I cast on the first mitt the day I cast on the scarf. Instead of carrying over the fir cone lace motif to the mitts, I opted for the fern lace motif instead. It is definitely better suited to the shape of a glove than the fir cone lace.

What is usually a quick knit, over a few hours, has yet to be completed two weeks later. I started the second mitten last weekend.

Pink Granite Blob 2

These mitts are uninspiring blobs. Who can blame me for dragging my feet with them?

So, instead of wrapping this project up on Sunday, I started designing the hat. I borrowed the quarterly "bar" structure of Knitty's Foliage hat for my design. I'm at the point of the design where the bar welds into the leaf. Using waste yarn I've gone through a couple of variations with fir cone lace. Once I decide which I like, finishing the hat will come swiftly.

Pink Granite Blob 1

Sunday morning, as I lay in bed in a half dream state, I considered writing out a pattern for the hat and mittens and publishing them them here and/or over at ravelry (for free). This seems like a logical next step for me. Yet, I'm not sure how devoted I am to doing the legwork it will require.

Monday, January 5, 2009

Brain Malfunction

The knitting and spinning has been slowed by health, work, and the demands of the holiday season. Washing the yarn I plied the week after Thanksgiving was on the todo list the day I first woke up sick as a dog, December 12.

And todo it, I did.

Not being right in the head has to be the reason I thought it was a very good idea to put all my newly plied handspun into the washing machine with a hat and scarf.

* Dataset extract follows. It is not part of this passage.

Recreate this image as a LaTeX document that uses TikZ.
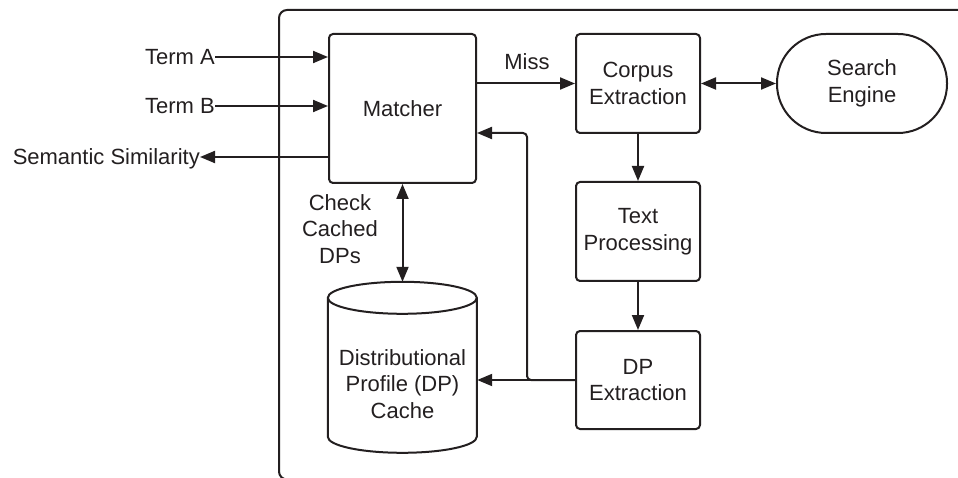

Being sick has its consequences...

handspun mess

(The second picture is one of the first I took with the new camera.)

If I hadn't been preoccupied with wallowing in vat of self pity the size of a small island nation over being sick, I would have been crying myself a river, and then a sea, and then an ocean over the perceived ruination of all my hard work.

The delayed hysteria gave me enough time to recall that when it comes to untangling things I have a freakish amount of patience.

BFL Handspun 11/08

Merino Handspun

Mystery wool from VT S&W 11/08

I originally wrote this around 12/18/08.